Transcribe all of the data exactly. Omit the pictures.
[begin Recorded information]
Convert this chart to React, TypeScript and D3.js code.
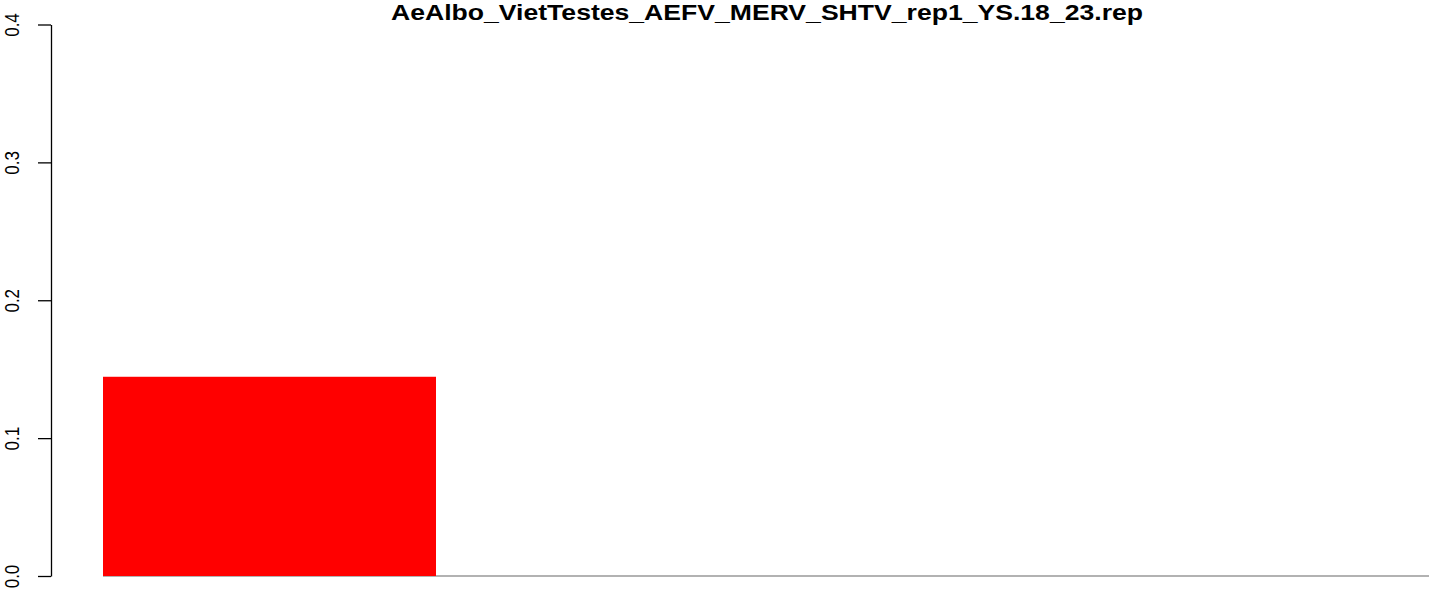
import { useEffect, useRef } from "react";
import * as d3 from "d3";

const WIDTH = 1429;
const HEIGHT = 590;

const TITLE = "AeAlbo_VietTestes_AEFV_MERV_SHTV_rep1_YS.18_23.rep";
const categories = ["c1", "c2", "c3", "c4"];
const values = [0.1445, 0, 0, 0];
const yTicks = [0, 0.1, 0.2, 0.3, 0.4];

// the reference looks stretched sideways a bit
const X_STRETCH = 1.17;

export default function App() {
    const axisRef = useRef<SVGGElement | null>(null);

    // scales
    const xScale = d3.scaleBand<string>()
        .domain(categories)
        .range([103, 103 + 333 * categories.length])
        .padding(0);
    const yScale = d3.scaleLinear().domain([0, 0.4]).range([576, 24.5]);

    useEffect(() => {
        const g = d3.select(axisRef.current);
        g.selectAll("*").remove();
        const axis = d3.axisLeft(yScale)
            .tickValues(yTicks)
            .tickFormat(d3.format(".1f"))
            .tickSize(13)
            .tickSizeOuter(0);
        const ax = g.append("g").attr("transform", "translate(51,0)").call(axis);
        ax.select(".domain").attr("stroke", "#000").attr("stroke-width", 1.3);
        ax.selectAll(".tick line").attr("stroke", "#000").attr("stroke-width", 1.3);
        ax.selectAll<SVGTextElement, number>(".tick text")
            .attr("transform", `translate(-32,0) scale(${X_STRETCH},1) rotate(-90)`)
            .attr("x", 0)
            .attr("y", 0)
            .attr("dy", "0")
            .attr("text-anchor", "middle")
            .attr("font-family", "Liberation Sans, Arial, sans-serif")
            .attr("font-size", 17)
            .attr("fill", "#000");
    }, []);

    return (
        <svg width={WIDTH} height={HEIGHT} style={{ position: "absolute", left: 0, top: 0, background: "#fff" }}>
            <text x={767} y={19.5} textAnchor="middle" fontFamily="Liberation Sans, Arial, sans-serif"
                fontWeight="bold" fontSize={21.5} textLength={752} lengthAdjust="spacingAndGlyphs"
                fill="#000">{TITLE}</text>
            <line x1={xScale(categories[0])} x2={WIDTH} y1={yScale(0)} y2={yScale(0)} stroke="#666" strokeWidth={1.2} />
            {categories.map((c, i) => (
                values[i] > 0 ? (
                    <rect key={c} x={xScale(c)} y={yScale(values[i])} width={xScale.bandwidth()}
                        height={yScale(0) - yScale(values[i])} fill="#ff0000" />
                ) : null
            ))}
            <g ref={axisRef} />
        </svg>
    );
}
[end Recorded information]
Result of this exercise ▸
Convert this chart to React, TypeScript and D3.js code.
import { useEffect, useRef } from "react";
import * as d3 from "d3";

const WIDTH = 1429;
const HEIGHT = 590;

const TITLE = "AeAlbo_VietTestes_AEFV_MERV_SHTV_rep1_YS.18_23.rep";
const categories = ["c1", "c2", "c3", "c4"];
const values = [0.1445, 0, 0, 0];
const yTicks = [0, 0.1, 0.2, 0.3, 0.4];

// the reference looks stretched sideways a bit
const X_STRETCH = 1.17;

export default function App() {
    const axisRef = useRef<SVGGElement | null>(null);

    // scales
    const xScale = d3.scaleBand<string>()
        .domain(categories)
        .range([103, 103 + 333 * categories.length])
        .padding(0);
    const yScale = d3.scaleLinear().domain([0, 0.4]).range([576, 24.5]);

    useEffect(() => {
        const g = d3.select(axisRef.current);
        g.selectAll("*").remove();
        const axis = d3.axisLeft(yScale)
            .tickValues(yTicks)
            .tickFormat(d3.format(".1f"))
            .tickSize(13)
            .tickSizeOuter(0);
        const ax = g.append("g").attr("transform", "translate(51,0)").call(axis);
        ax.select(".domain").attr("stroke", "#000").attr("stroke-width", 1.3);
        ax.selectAll(".tick line").attr("stroke", "#000").attr("stroke-width", 1.3);
        ax.selectAll<SVGTextElement, number>(".tick text")
            .attr("transform", `translate(-32,0) scale(${X_STRETCH},1) rotate(-90)`)
            .attr("x", 0)
            .attr("y", 0)
            .attr("dy", "0")
            .attr("text-anchor", "middle")
            .attr("font-family", "Liberation Sans, Arial, sans-serif")
            .attr("font-size", 17)
            .attr("fill", "#000");
    }, []);

    return (
        <svg width={WIDTH} height={HEIGHT} style={{ position: "absolute", left: 0, top: 0, background: "#fff" }}>
            <text x={767} y={19.5} textAnchor="middle" fontFamily="Liberation Sans, Arial, sans-serif"
                fontWeight="bold" fontSize={21.5} textLength={752} lengthAdjust="spacingAndGlyphs"
                fill="#000">{TITLE}</text>
            <line x1={xScale(categories[0])} x2={WIDTH} y1={yScale(0)} y2={yScale(0)} stroke="#666" strokeWidth={1.2} />
            {categories.map((c, i) => (
                values[i] > 0 ? (
                    <rect key={c} x={xScale(c)} y={yScale(values[i])} width={xScale.bandwidth()}
                        height={yScale(0) - yScale(values[i])} fill="#ff0000" />
                ) : null
            ))}
            <g ref={axisRef} />
        </svg>
    );
}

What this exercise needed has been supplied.